--- START OF Materials provided ---
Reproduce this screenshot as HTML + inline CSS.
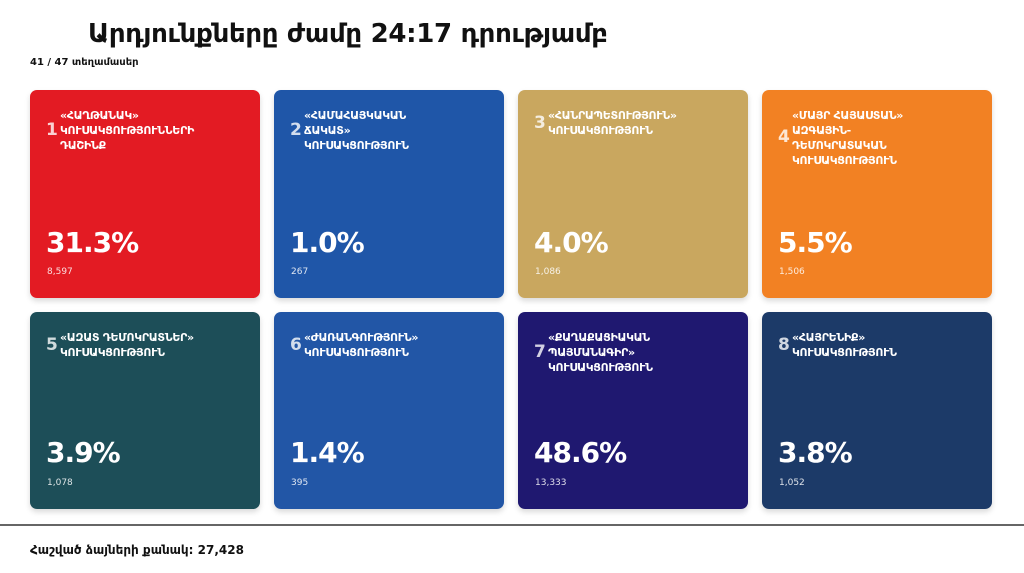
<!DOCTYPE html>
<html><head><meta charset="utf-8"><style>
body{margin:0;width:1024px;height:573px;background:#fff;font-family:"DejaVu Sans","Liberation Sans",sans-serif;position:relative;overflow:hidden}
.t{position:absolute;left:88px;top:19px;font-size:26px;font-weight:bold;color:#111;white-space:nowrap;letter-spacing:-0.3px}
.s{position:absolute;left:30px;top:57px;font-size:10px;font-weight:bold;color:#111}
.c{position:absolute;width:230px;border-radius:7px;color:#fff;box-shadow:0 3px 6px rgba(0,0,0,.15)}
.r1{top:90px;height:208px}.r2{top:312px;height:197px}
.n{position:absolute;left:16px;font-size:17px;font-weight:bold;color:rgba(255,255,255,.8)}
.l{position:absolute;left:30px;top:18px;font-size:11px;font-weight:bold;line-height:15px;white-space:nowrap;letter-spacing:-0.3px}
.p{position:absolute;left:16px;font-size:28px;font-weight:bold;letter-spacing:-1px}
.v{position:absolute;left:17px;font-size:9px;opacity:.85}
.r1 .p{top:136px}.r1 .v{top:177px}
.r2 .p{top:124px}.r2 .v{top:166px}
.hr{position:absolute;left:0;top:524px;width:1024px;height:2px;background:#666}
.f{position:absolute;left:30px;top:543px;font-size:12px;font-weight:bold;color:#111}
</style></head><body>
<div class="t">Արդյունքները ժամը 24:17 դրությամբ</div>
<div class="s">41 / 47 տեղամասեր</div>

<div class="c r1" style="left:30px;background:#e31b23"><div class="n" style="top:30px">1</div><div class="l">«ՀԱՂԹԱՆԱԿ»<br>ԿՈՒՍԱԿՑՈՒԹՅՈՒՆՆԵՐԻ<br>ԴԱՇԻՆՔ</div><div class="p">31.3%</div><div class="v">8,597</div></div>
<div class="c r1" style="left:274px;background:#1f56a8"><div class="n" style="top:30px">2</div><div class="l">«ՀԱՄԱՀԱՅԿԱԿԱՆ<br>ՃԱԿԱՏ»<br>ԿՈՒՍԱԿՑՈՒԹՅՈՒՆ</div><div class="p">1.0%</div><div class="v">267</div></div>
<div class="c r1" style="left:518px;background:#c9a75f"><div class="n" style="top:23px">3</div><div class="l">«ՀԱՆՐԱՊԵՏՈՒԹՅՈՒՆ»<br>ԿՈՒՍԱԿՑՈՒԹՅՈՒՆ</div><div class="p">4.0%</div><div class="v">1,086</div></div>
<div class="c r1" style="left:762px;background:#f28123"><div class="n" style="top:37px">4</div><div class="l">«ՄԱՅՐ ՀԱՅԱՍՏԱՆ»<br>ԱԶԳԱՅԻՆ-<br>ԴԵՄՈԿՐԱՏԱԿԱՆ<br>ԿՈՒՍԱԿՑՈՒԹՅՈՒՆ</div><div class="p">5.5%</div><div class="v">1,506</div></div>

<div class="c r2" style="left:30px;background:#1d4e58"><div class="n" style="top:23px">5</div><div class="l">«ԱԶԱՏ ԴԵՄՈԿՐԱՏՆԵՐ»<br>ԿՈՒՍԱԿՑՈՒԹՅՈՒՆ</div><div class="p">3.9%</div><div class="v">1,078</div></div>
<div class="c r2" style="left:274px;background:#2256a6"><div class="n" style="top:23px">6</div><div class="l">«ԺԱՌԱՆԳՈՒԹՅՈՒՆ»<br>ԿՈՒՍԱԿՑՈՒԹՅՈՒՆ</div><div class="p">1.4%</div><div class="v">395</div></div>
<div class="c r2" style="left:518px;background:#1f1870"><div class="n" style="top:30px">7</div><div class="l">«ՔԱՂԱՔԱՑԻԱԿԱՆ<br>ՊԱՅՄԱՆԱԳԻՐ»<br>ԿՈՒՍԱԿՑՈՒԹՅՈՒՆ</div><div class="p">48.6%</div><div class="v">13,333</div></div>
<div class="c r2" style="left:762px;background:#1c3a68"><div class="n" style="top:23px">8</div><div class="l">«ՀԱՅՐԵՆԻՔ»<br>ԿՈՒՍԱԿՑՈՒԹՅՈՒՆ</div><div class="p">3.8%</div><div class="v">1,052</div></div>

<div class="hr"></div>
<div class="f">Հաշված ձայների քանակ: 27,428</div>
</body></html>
--- END OF Materials provided ---
--- START OF Materials provided ---
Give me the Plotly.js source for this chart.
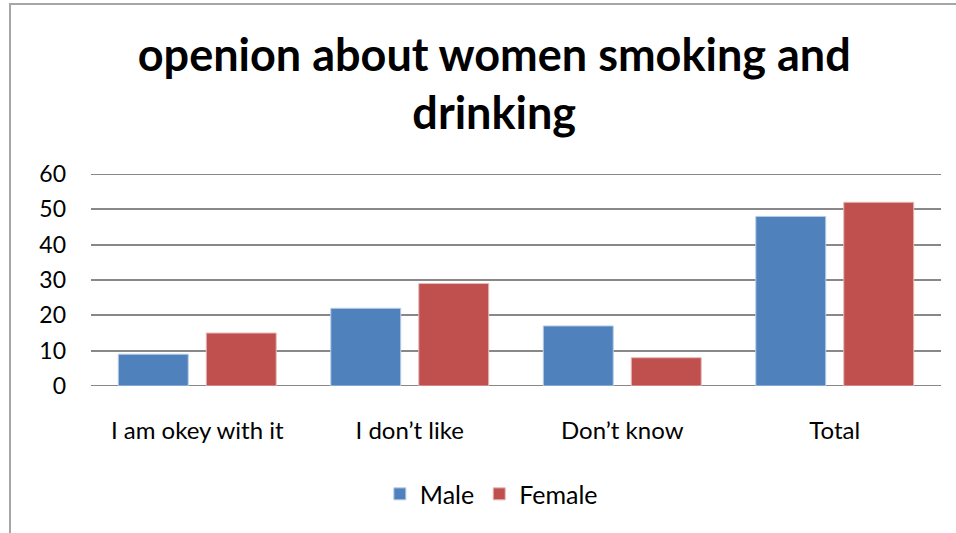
--- END OF Materials provided ---
_What you need to do_
Give only the number of lines in the records that contain the string "this".

_Finished task_
2